L'histoire :
Une locomotive charbon-vapeur tire un train voyageur à travers un paysage montagneux. Devant la chaudière au poste de commandes, deux bandits, des frères siamois reliés par le ventre, menacent le machiniste d’un révolver : ils exigent que ce dernier détourne son convoi vers Vaduz, au Lichtenstein. Le conducteur désespère de leur expliquer qu’il est impossible de faire changer de direction à un train : ce dernier obéit forcément au tracé des voies… Dans un wagon derrière, le chef des « terroristes », un baron portant haut-de-forme, réveille un gros moustachu endormi. Il s’agit d’un alchimiste sensé leur transformer le plomb en or, afin de financer leur révolution, le renouveau du grand Lichtenstein. Mais le gros n’a pas l’air bien doué : il arrive juste à distiller du pastis – fort goûtu, par ailleurs. Les choses se compliquent lorsque Dieter, le vigile à l’arrière, repère que la charge des guérilleros San-Marinais se rapproche. Le baron fait alors intervenir les trois soldats de sa garde impériale. Pour ne pas inquiéter les passagers, la petite troupe rejoint alors la passerelle arrière en passant par les toits du train. Ça va charcler…

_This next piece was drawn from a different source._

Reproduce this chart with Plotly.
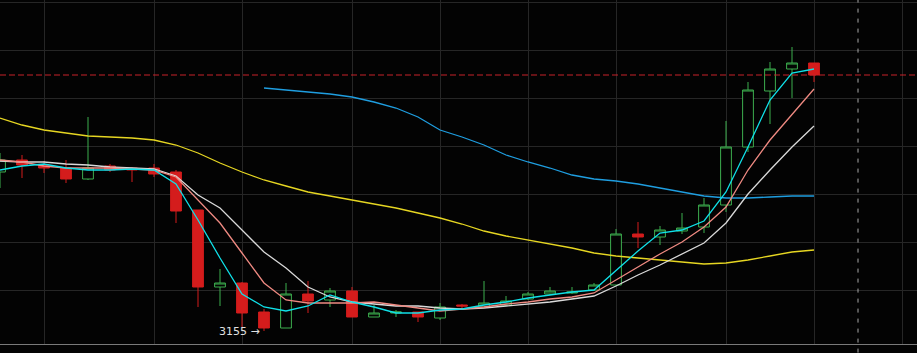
import plotly.graph_objects as go

# ---- data ----
idx = list(range(38))
open_ = [3314, 3326, 3321, 3318, 3307, 3320, 3318, 3318, 3314, 3276,
         3199, 3203, 3174, 3158, 3192, 3186, 3195, 3169, 3173, 3174,
         3168, 3181, 3179, 3181, 3187, 3192, 3193, 3196, 3201, 3252,
         3249, 3255, 3259, 3281, 3339, 3395, 3417, 3423]
high = [3333, 3331, 3325, 3326, 3369, 3322, 3319, 3322, 3316, 3276,
        3217, 3204, 3177, 3203, 3205, 3198, 3199, 3181, 3176, 3174,
        3183, 3182, 3205, 3190, 3194, 3199, 3199, 3203, 3257, 3264,
        3260, 3273, 3288, 3365, 3404, 3424, 3439, 3423]
low = [3298, 3308, 3313, 3303, 3306, 3314, 3304, 3309, 3263, 3179,
       3180, 3159, 3155, 3158, 3173, 3179, 3169, 3169, 3169, 3164,
       3166, 3176, 3179, 3181, 3186, 3191, 3192, 3195, 3200, 3238,
       3241, 3252, 3253, 3274, 3334, 3362, 3388, 3404]
close = [3326, 3321, 3318, 3307, 3318, 3316, 3316, 3312, 3275, 3199,
         3203, 3173, 3158, 3192, 3185, 3195, 3169, 3173, 3174, 3169,
         3179, 3180, 3183, 3185, 3192, 3195, 3194, 3201, 3252, 3249,
         3256, 3258, 3281, 3339, 3396, 3417, 3423, 3411]

ma_cyan = [3316, 3320, 3322, 3318, 3316, 3316, 3317, 3316, 3302, 3266,
           3228, 3192, 3179, 3175, 3180, 3191, 3184, 3179, 3173, 3173,
           3176, 3177, 3181, 3184, 3188, 3191, 3194, 3196, 3216, 3235,
           3253, 3256, 3265, 3294, 3339, 3386, 3413, 3417]
ma_salmon = [3326, 3324, 3320, 3318, 3318, 3318, 3317, 3316, 3309, 3286,
             3263, 3233, 3203, 3186, 3183, 3183, 3183, 3184, 3181, 3178,
             3175, 3177, 3179, 3182, 3184, 3187, 3189, 3193, 3206, 3219,
             3232, 3244, 3259, 3279, 3316, 3346, 3371, 3397]
ma_white = [3325, 3324, 3324, 3322, 3321, 3319, 3318, 3317, 3310, 3291,
            3278, 3256, 3234, 3218, 3199, 3189, 3184, 3182, 3180, 3180,
            3178, 3177, 3178, 3180, 3182, 3184, 3187, 3190, 3200, 3211,
            3221, 3232, 3243, 3263, 3292, 3316, 3339, 3360]
blue_start = 12
ma_blue = [3398, 3396, 3394, 3392, 3389, 3384, 3378, 3369, 3356, 3349,
           3341, 3331, 3324, 3318, 3311, 3307, 3305, 3302, 3298, 3294,
           3290, 3288, 3288, 3289, 3290, 3290]
ma_yellow = [3368, 3361, 3356, 3353, 3350, 3349, 3348, 3346, 3341, 3333,
             3323, 3314, 3306, 3300, 3294, 3290, 3286, 3282, 3278, 3273,
             3268, 3262, 3255, 3250, 3246, 3242, 3238, 3233, 3230, 3228,
             3226, 3224, 3222, 3223, 3226, 3230, 3234, 3236]

x_grid = [2, 7, 11, 16, 20, 24, 28, 33, 37, 41]
y_grid = [3196, 3244, 3292, 3340, 3388, 3436, 3484]
low_label = "3155 →"
low_idx = 12
last_price = close[-1]
future_marker = 39

GREEN = "#3daf4f"
RED = "#d41c1c"

fig = go.Figure()
fig.add_trace(go.Candlestick(
    x=idx, open=open_, high=high, low=low, close=close,
    increasing=dict(line=dict(color=GREEN, width=1), fillcolor="#030303"),
    decreasing=dict(line=dict(color=RED, width=1), fillcolor=RED),
    showlegend=False, hoverinfo="skip"))

def add_line(xs, ys, color, w=1.3):
    fig.add_trace(go.Scatter(x=xs, y=ys, mode="lines",
                             line=dict(color=color, width=w),
                             showlegend=False, hoverinfo="skip"))

add_line(idx, ma_yellow, "#e6d622")
add_line(idx[blue_start:], ma_blue, "#1f9ee0")
add_line(idx, ma_white, "#d9d9d9")
add_line(idx, ma_salmon, "#ef8a82")
add_line(idx, ma_cyan, "#10e0e8")

# current-price dashed line
fig.add_shape(type="line", xref="paper", x0=0, x1=1, yref="y",
              y0=last_price, y1=last_price,
              line=dict(color="#c8232a", width=1, dash="6px,3px"))
# vertical dashed marker
fig.add_shape(type="line", xref="x", x0=future_marker, x1=future_marker,
              yref="paper", y0=-0.025, y1=1,
              line=dict(color="#a8a8a8", width=1, dash="4px,6px"))

fig.add_annotation(x=low_idx, y=min(low), text=low_label, showarrow=False,
                   xanchor="right", yanchor="middle", xshift=-2,
                   font=dict(size=11, color="#e0e0e0",
                             family="DejaVu Sans, sans-serif"))

W, H = 917, 353
px_per_idx = 22
fig.update_layout(
    width=W, height=H,
    margin=dict(l=0, r=0, t=0, b=9),
    paper_bgcolor="#030303", plot_bgcolor="#030303",
    xaxis=dict(range=[0, W / px_per_idx], tickvals=x_grid, showticklabels=False,
               showgrid=True, gridcolor="#262626", gridwidth=1, zeroline=False,
               showline=True, linecolor="#7a7a7a", linewidth=1,
               rangeslider=dict(visible=False), fixedrange=True),
    yaxis=dict(range=[3142, 3486], tickvals=y_grid, showticklabels=False,
               showgrid=True, gridcolor="#262626", gridwidth=1, zeroline=False,
               showline=False, fixedrange=True),
)

fig.write_html("out.html")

Ce qu'on en pense sur la planète BD :
Le tirage de 900 exemplaires, lors de la première édition des Miettes chez Drozophile en 2001, ne démocratisait pas à sa juste mesure ce petit bijou d’aventures absurdes et lyriques. Dans la lignée de l’œuvre de Fred, l’intégralité des conjonctures politico-débiles auxquelles il nous est donné d’assister se déroule ici à bord d’un train lancé à pleine vitesse. Un train qu’un groupe de putschistes mégalos et bras-cassés tente de détourner vers le Lichtenstein. Réfléchissez une seconde : détourner un train… ça commence bien ! Ensuite, chaque protagoniste est superbement foutraque : un baron à haut-de-forme et nœud-pap qui fume la pipe, des jumeaux rendus siamois a posteriori par une greffe ventrale, un alchimiste ventripotent à moustaches, un trio de soldats pas bien doués, des guérilleros à profusion et à cheval… Sans oublier un hindou « charmeur de voies » (piqué à Fred dans son Philémon) qui a trop bu de pastis. Tous participent d’un joyeux ballet burlesque qui les conduira bien ailleurs qu’à Vaduz. Le scénariste Ibn al Rabin qui, comme son nom l’indique, est suisse (Mathieu Baillif en vrai), magnifie cette partition narrative par des dialogues au cordeau, truffés de néologismes idiomatiques. Le somptueux dessin semi-réaliste, en bichromie d’aplats noirs-bruns, se place dans le juste ton, signé par son compatriote Frederik Peeters – juste avant qu’il ne produise son chef d’œuvre, Les pilules bleues. Une question reste toutefois en suspens : pourquoi cela s’appelle-t-il « Les miettes » ?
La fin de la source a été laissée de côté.